SUPPLIED DATA
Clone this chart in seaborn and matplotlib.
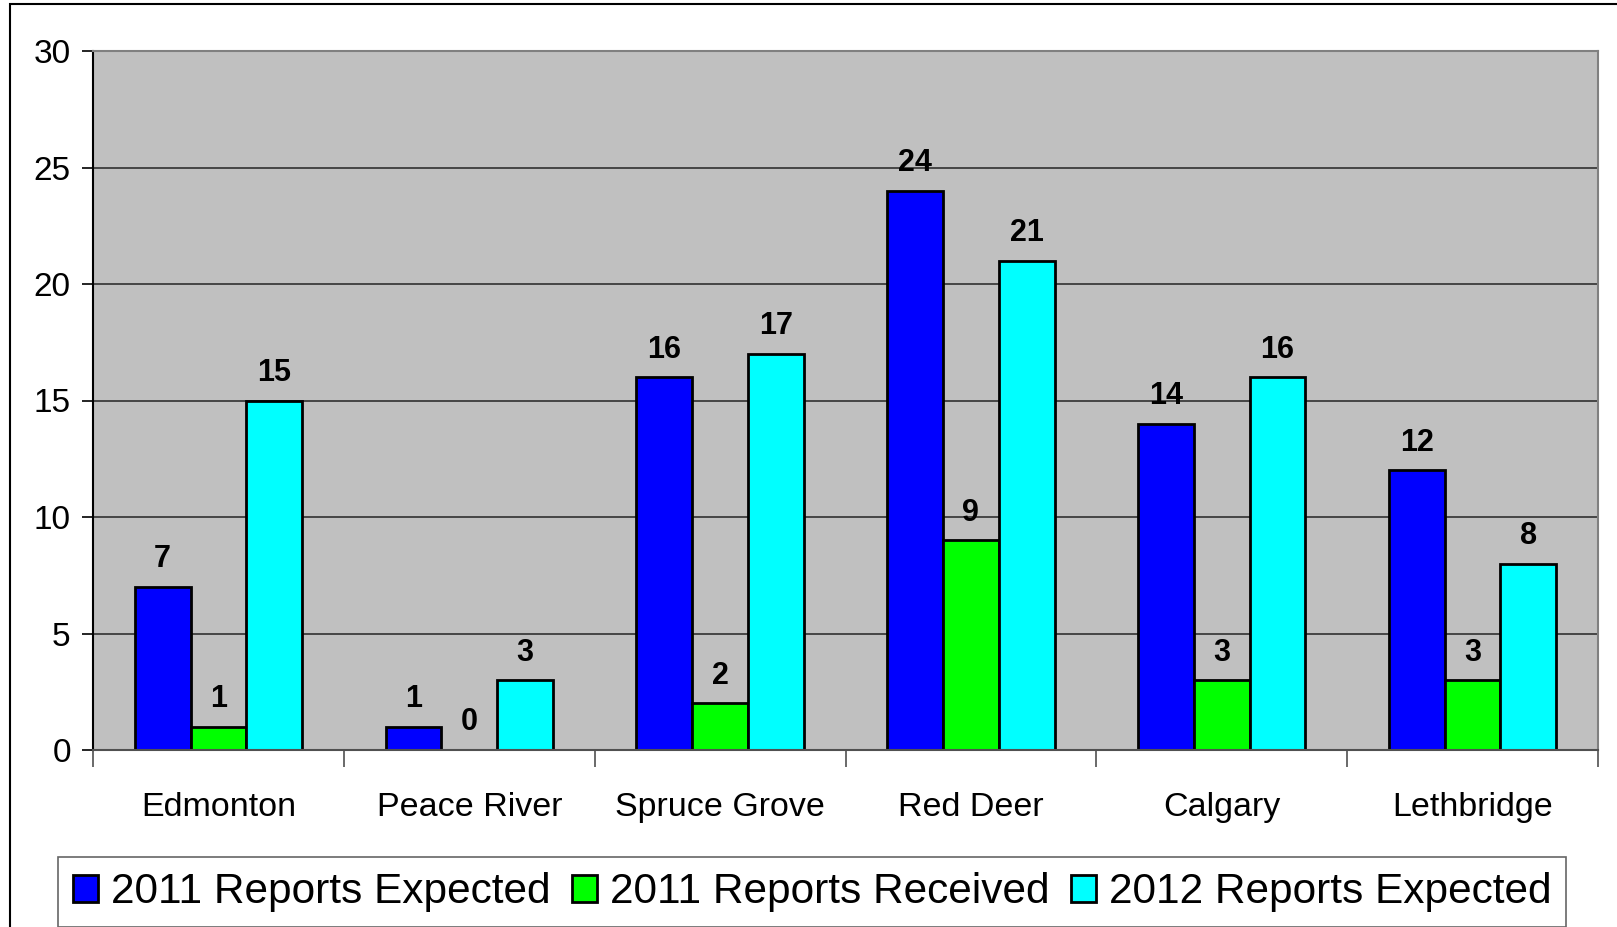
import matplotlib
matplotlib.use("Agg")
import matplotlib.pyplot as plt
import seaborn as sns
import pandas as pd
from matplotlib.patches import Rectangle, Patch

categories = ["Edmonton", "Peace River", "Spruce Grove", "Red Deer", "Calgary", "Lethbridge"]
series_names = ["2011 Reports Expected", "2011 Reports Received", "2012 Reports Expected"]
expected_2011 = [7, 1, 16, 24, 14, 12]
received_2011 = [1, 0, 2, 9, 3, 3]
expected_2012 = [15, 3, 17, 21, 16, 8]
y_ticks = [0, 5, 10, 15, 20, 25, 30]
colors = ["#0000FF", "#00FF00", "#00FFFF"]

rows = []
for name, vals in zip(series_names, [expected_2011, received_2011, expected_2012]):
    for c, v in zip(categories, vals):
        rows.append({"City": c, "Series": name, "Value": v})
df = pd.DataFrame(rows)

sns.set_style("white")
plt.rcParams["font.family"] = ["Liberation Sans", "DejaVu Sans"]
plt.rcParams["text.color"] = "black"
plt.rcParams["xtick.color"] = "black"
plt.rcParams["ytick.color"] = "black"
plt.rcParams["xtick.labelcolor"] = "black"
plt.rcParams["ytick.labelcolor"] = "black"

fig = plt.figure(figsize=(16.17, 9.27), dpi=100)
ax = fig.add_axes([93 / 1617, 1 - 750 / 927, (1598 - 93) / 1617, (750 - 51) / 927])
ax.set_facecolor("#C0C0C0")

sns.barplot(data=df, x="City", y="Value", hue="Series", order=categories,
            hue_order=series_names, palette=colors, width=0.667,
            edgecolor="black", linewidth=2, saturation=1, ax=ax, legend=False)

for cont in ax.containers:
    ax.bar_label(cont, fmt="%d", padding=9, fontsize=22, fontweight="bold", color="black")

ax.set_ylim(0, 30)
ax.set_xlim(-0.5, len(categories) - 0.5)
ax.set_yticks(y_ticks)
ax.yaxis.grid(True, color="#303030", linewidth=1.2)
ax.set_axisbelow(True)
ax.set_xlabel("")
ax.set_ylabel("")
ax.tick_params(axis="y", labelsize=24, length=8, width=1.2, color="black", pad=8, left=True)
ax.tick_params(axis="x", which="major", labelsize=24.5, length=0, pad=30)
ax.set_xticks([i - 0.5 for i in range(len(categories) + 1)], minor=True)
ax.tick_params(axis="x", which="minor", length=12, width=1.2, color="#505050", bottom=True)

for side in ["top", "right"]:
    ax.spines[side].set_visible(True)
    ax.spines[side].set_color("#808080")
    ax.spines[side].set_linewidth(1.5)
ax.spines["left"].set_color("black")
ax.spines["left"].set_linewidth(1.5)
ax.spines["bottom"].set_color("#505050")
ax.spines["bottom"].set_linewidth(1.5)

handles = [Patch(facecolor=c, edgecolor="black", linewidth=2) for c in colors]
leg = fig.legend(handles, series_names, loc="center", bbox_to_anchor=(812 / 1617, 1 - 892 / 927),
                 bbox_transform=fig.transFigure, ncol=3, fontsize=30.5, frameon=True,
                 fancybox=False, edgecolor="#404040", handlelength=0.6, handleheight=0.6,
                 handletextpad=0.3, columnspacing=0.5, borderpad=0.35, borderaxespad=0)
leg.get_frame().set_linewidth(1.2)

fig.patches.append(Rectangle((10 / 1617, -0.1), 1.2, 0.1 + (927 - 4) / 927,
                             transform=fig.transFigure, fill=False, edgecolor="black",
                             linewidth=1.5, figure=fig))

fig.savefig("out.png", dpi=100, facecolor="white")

WHAT YOU WILL DO
Omit the pictures, then repeat exactly each line from the beginning of the listing through the line with "df = pd.DataFrame(rows)".

CORRECT RESPONSE
Clone this chart in seaborn and matplotlib.
import matplotlib
matplotlib.use("Agg")
import matplotlib.pyplot as plt
import seaborn as sns
import pandas as pd
from matplotlib.patches import Rectangle, Patch

categories = ["Edmonton", "Peace River", "Spruce Grove", "Red Deer", "Calgary", "Lethbridge"]
series_names = ["2011 Reports Expected", "2011 Reports Received", "2012 Reports Expected"]
expected_2011 = [7, 1, 16, 24, 14, 12]
received_2011 = [1, 0, 2, 9, 3, 3]
expected_2012 = [15, 3, 17, 21, 16, 8]
y_ticks = [0, 5, 10, 15, 20, 25, 30]
colors = ["#0000FF", "#00FF00", "#00FFFF"]

rows = []
for name, vals in zip(series_names, [expected_2011, received_2011, expected_2012]):
    for c, v in zip(categories, vals):
        rows.append({"City": c, "Series": name, "Value": v})
df = pd.DataFrame(rows)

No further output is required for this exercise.